YOUR fasting ends in quarreling and strife, and in striking each other with wicked fists. You cannot fast as you do today and expect your voice to be heard on high. Is this the kind of fast I have chosen, only a day for a man to humble himself? Is it only for bowing one’s head like a reed and for lying on sackcloth and ashes? Is that what you call a fast, a day acceptable to the Lord?

Is not this the kind of fasting I have chosen: to loose the chains of injustice and untie the cords of the yoke, to set the oppressed free and break every yoke? Is it not to share your food with the hungry and to provide the poor wanderer with shelter — when you see the naked, to clothe him, and not to turn away from your own flesh and blood?

Then your light will break forth like the dawn, and your healing will quickly appear; then your righteousness will go before you, and the glory of the Lord will be your rear guard.

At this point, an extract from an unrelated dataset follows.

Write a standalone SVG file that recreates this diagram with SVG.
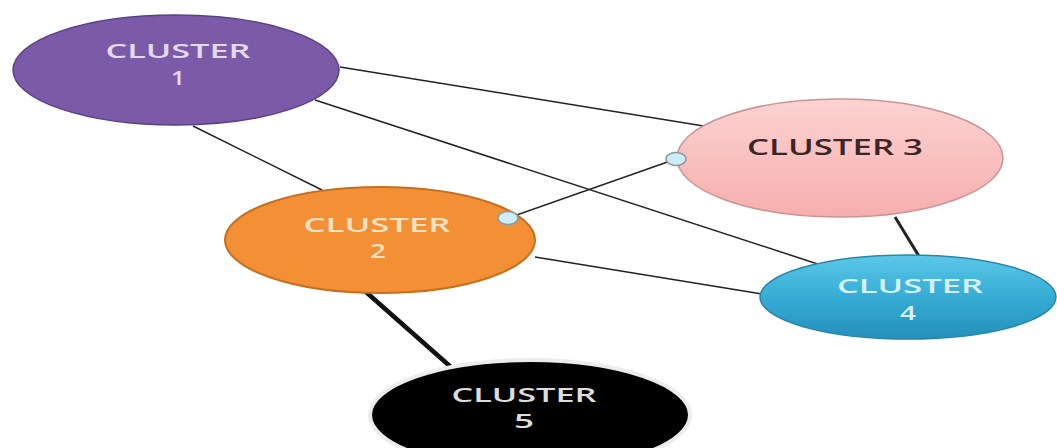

Then you will call, and the Lord will answer; you will cry for help, and he will say: Here am I.


“Blessed art thou who wast made visible”
At Vespers for January 12. Source.

NOW let us like prophets cry out unto the Lord: Thou hast shewn thyself unto us, our Saviour and Creator; while in the Jordan thou brakest the mouths of the dragons, as thou art compassionate, and didst lighten the blind with thy light. Blessed art thou who wast made visible, our God glory be to thee.



IN the Baptism of Christ, we see God living by his own principles. When we reject him, he does not leave us to corrupt away, playing by the rule book. He makes us his own flesh and blood in the Incarnation, and the Invisible having become the visible, he says on Jordan’s bank, Here am I.

Then in tender compassion, he clothes our spiritual minds in his sunlight, and nourishes us with his own body, setting us free from the oppressive passions, breaking the heads of the ‘dragons’.

And all this he does not after we have done the same for our fellow men (as Isaiah suggests), but before, “while we were yet sinners” (Rom 5:6-9). And afterwards, the holy Spirit drives him into the wilderness to fast forty days truly acceptable to his Father.


A Little Music

Johannes Brahms’s Intermezzo Op. 117 No. 1 in E Flat Major was inspired by an obscure song of Scottish origin. Brahms called his Intermezzo “a lullaby to my sorrows”, and added these lines from the song:

Sleep softly my child, sleep softly and well!
It hurts my heart to see you weeping.

Here, the Intermezzo is played by Vassily Primakov (see bio).

Johannes Brahms, Intermezzo Op. 117 No. 1 in E Flat.

St Nikitas: The soul renewed in the beauty of Christ’s image becomes a light to others

SEE, I have placed before you an open door that no one can shut. I know that you have little strength, yet you have kept my word and have not denied my name.

Revelation 3:8.


WE must not allow ourselves to be frightened into silence. Yes, it’s hard to “keep on keeping on” when being pushed around – but like Ronald Reagan said: when we stiffen our spines, those around us can stiffen theirs, too! Press in, press on. Don’t retreat, friends!

Sarah Palin. Source.


A monk of Mount Athos

“If it concerns itself with things divine, the soul becomes a light to others, it inspires them to glorify God.”


IF it concerns itself with things divine and tills the ground of humility, tears fall on it like rain from heaven, and it cultivates love for God, faith and compassion for others.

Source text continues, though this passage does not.